Shareholders have approved a merger deal that will take Atlas Corp’s shares off the New York Stock Exchange and into private control.
The vote on Friday will see Poseidon Acquisition buy up the shares of Hong Kong and Vancouver-headquartered Atlas, an asset management firm that is the parent of container ship tonnage provider Seaspan Corp.
Atlas said the holders of the majority of its shares voted in favour of the deal, which will come as little surprise given that the Poseidon partners already control most of the company.
But the outfit also said a majority of unaffiliated investors also agreed to the merger deal, which will see Poseidon pay $15.50 per share.
Atlas said it still expects the deal to be completed in the first half of this year, potentially by the end of the first quarter.
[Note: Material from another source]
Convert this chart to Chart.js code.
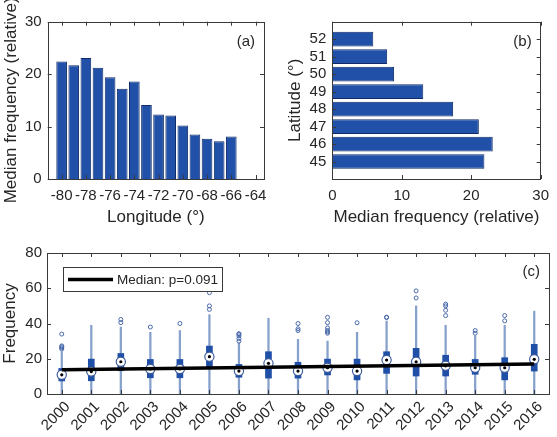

“Based upon the current status of regulatory approvals, consents and other customary closing conditions the merger could close as early as March 31, 2023, subject to based upon the current status of all required conditions,” the company said.
Poseidon’s shareholders include affiliates of Fairfax Financial Holdings, the Washington family and Atlas chairman David Sokol, which together already owned 68% of the company when Prem Watsa-controlled Fairfax spent $78.7m this month to exercise warrants to buy more Atlas shares.
Ocean Network Express — the Singapore-based container ship operation of Japan’s Mitsui OSK Lines, NYK Line and K Line — is also participating in the bid.
Poseidon first proposed in August to buy up Atlas for $14.45 per share.
Atlas recently disclosed, in an effort to head off potential litigation over the merger, the reasons why a special committee was set up to review the initial offer.
“The special committee’s determination to reject the initial consortium proposal was based in part on its belief that the contracted revenue stream and newbuild orderbook of the company would yield a cash flow profile for Seaspan that would produce value in excess of the initial consortium proposal,” Atlas said.